Apakah kebijakan yang efektif untuk mengurangi penggunaan kendaraan pribadi? Sebenarnya ada beberapa, namun yang paling mungkin diterapkan saat ini salah satunya adalah menaikkan tarif parkir di hampir semua areal parkir sebesar lebih dari 50 persen. Pendapatan dari hasil pungutan parkir tersebut sedianya bisa dialokasikan untuk meningkatkan kualitas dan kehandalan sarana transportasi umum.
Jika kebijakan tersebut ingin dijalankan, maka akan ada beberapa pihak yang bermasalah:
- Pengguna mobil pribadi pasti akan keberatan, terutama pengguna mobil pribadi untuk usaha. Solusinya, kita bisa membedakan tarif parkir untuk kendaraan-kendaraan niaga non-pribadi.

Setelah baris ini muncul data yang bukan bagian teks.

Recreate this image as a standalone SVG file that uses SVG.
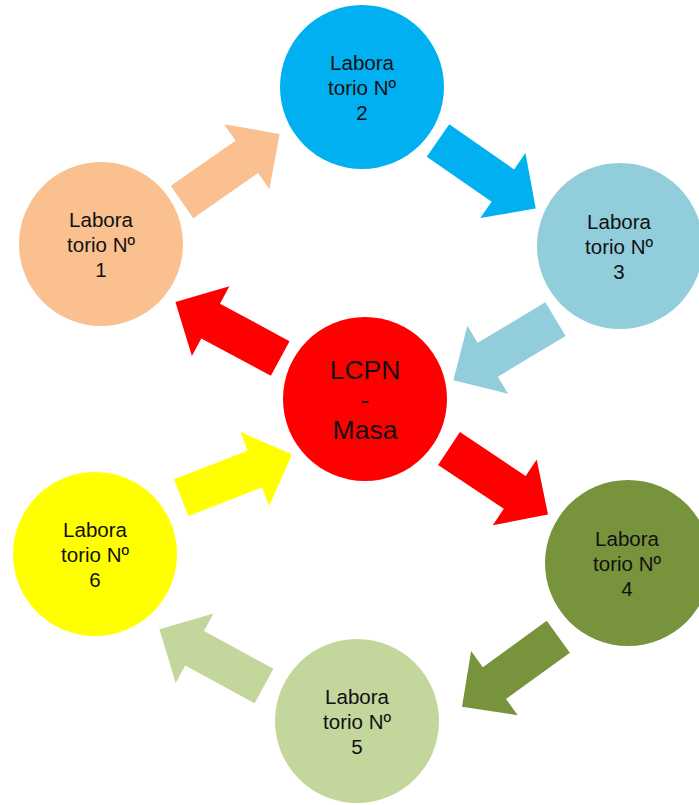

- Pengelola parkir pasti akan berpotensi untuk mengeruk hasil yang besar dan melakukan praktek korupsi. Solusinya, harus ada sistem pengawasan dan laporan yang terbuka serta disajikan secara berkala melalui media massa. Harus ada mekanisme audit publik, seperti laporan keuangan yang disajikan oleh perseroan terbatas di surat kabar setiap tahunnya.
- Pengelola sistem transportasi umum akan kesulitan memenuhi kebutuhan yang tinggi dari sekian juta penduduk DKI Jakarta. Solusinya, perusahaan pengangkutan harus beroperasi secara profesional dan efisien.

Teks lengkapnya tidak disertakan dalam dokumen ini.